Proyek Coretax yang menelan anggaran Rp1,3 triliun kini menjadi perbincangan hangat setelah berbagai fitur dalam sistem ini dilaporkan tidak berfungsi dengan baik. Masalah ini bahkan telah dilaporkan ke Komisi Pemberantasan Korupsi (KPK) atas dugaan penyimpangan dalam pengadaan sistem tersebut.
Sistem yang resmi diperkenalkan pada 1 Januari 2025 ini seharusnya menggantikan sistem perpajakan lama. Namun, karena sering mengalami gangguan, Direktorat Jenderal (Ditjen) Pajak akhirnya memutuskan untuk mengizinkan Pengusaha Kena Pajak (PKP) kembali menggunakan aplikasi e-Faktur Desktop guna menghindari kendala dalam penerbitan faktur pajak.
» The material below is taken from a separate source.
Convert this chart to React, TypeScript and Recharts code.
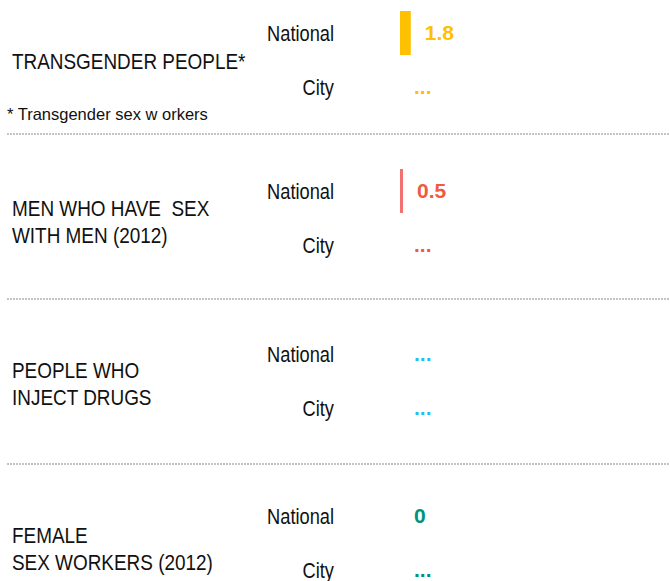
import { Bar, BarChart, LabelList, XAxis, YAxis } from "recharts";

const groups = ["TRANSGENDER PEOPLE*", "MEN WHO HAVE  SEX|WITH MEN (2012)", "PEOPLE WHO|INJECT DRUGS", "FEMALE|SEX WORKERS (2012)"];
const rows = ["National", "City"];
const nationalValues: (number | null)[] = [1.8, 0.5, null, 0];
const cityValues: (number | null)[] = [null, null, null, null];
const barColors = ["#FFC000", "#F27070", "#1EC3F2", "#00927F"];
const labelColors = ["#FFC000", "#F05A3E", "#1EC3F2", "#00927F"];
const footnote = "* Transgender sex w orkers";

const sans = "'Liberation Sans', Arial, sans-serif";
const squeeze = 0.83;

// center of the "National" row in each block
const rowTops = [33, 191, 354, 516];
const labelOffsets = [28, 31, 30, 33];
const separators = [134, 299, 464];

function RowTick(props: any) {
  const { x, y, payload } = props;
  return (
    <text
      transform={`translate(${x},${y}) scale(${squeeze},1)`}
      textAnchor="end"
      dy="0.355em"
      fontFamily={sans}
      fontSize={22}
      fill="#111"
    >
      {payload.value}
    </text>
  );
}

function Block({ index }: { index: number }) {
  const data = rows.map((name, i) => {
    const v = i === 0 ? nationalValues[index] : cityValues[index];
    return { name, value: v ?? 0, label: v == null ? "..." : String(v) };
  });
  const lines = groups[index].split("|");

  return (
    <>
      <div
        style={{
          position: "absolute",
          left: 12,
          top: rowTops[index] + labelOffsets[index] - (lines.length * 27) / 2,
          fontFamily: sans,
          fontSize: 22,
          lineHeight: "27px",
          color: "#111",
          whiteSpace: "pre",
          transform: "scaleX(0.86)",
          transformOrigin: "0 0",
        }}
      >
        {lines.map((l) => (
          <div key={l}>{l}</div>
        ))}
      </div>
      <div style={{ position: "absolute", left: 0, top: rowTops[index] - 27 }}>
        <BarChart width={670} height={108} data={data} layout="vertical" margin={{ top: 0, right: 0, bottom: 0, left: 0 }}>
          <XAxis type="number" domain={[0, 45]} hide />
          <YAxis
            type="category"
            dataKey="name"
            width={400}
            axisLine={false}
            tickLine={false}
            tickSize={0}
            tickMargin={66}
            tick={<RowTick />}
          />
          <Bar dataKey="value" fill={barColors[index]} barSize={44} minPointSize={0.01} isAnimationActive={false}>
            <LabelList
              dataKey="label"
              position="right"
              offset={14}
              fill={labelColors[index]}
              fontFamily={sans}
              fontSize={21}
              fontWeight="bold"
            />
          </Bar>
        </BarChart>
      </div>
    </>
  );
}

export default function App() {
  return (
    <div style={{ position: "absolute", left: 0, top: 0, width: 670, height: 581, overflow: "hidden", background: "#fff" }}>
      {groups.map((_, i) => (
        <Block key={i} index={i} />
      ))}
      <div style={{ position: "absolute", left: 7, top: 105, fontFamily: sans, fontSize: 16.5, color: "#111", whiteSpace: "pre" }}>
        {footnote}
      </div>
      <svg width={670} height={581} style={{ position: "absolute", left: 0, top: 0, pointerEvents: "none" }}>
        {separators.map((y) => (
          <line key={y} x1={7} x2={670} y1={y} y2={y} stroke="#C4C4C4" strokeWidth={2} strokeDasharray="2 1" />
        ))}
      </svg>
    </div>
  );
}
Ketua Komisi XI DPR, Misbakhun, menyatakan bahwa hingga saat ini Ditjen Pajak masih diberikan ruang untuk menyesuaikan sistem yang digunakan, asalkan tidak menghambat penerimaan negara.
“Kami beri kebebasan, apakah mau tetap pakai Coretax, sistem lama, atau kombinasi keduanya, yang penting penerimaan negara tidak terganggu,” ujarnya.
Berdasarkan informasi dari Ditjen Pajak, proyek ini dikerjakan oleh LG CNS-Qualysoft Consortium, yang memenangkan tender senilai lebih dari Rp1,2 triliun. Konsorsium ini bertugas menyediakan solusi perangkat lunak berbasis Commercial Off The Shelf (COTS) untuk menggantikan sistem lama yang telah digunakan sejak 2002.
Sementara itu, Ikatan Wajib Pajak Indonesia (IWPI) telah melaporkan dugaan penyimpangan dalam proyek ini ke KPK. Ketua Umum IWPI, Rinto Setiyawan, menyebutkan bahwa pihaknya telah menyerahkan sejumlah bukti terkait indikasi korupsi dalam pengadaan Coretax untuk periode anggaran 2020-2024.
Menurut Rinto, kejanggalan utama dalam proyek ini adalah tidak berfungsinya berbagai fitur, meskipun sistem ini diklaim sangat canggih dan memiliki biaya yang sangat besar. Bahkan, wajib pajak besar justru tetap diperbolehkan menggunakan sistem lama, yang seharusnya telah digantikan oleh Coretax.
Saat ini, KPK masih menindaklanjuti laporan yang masuk untuk menyelidiki apakah ada unsur korupsi dalam proyek Coretax.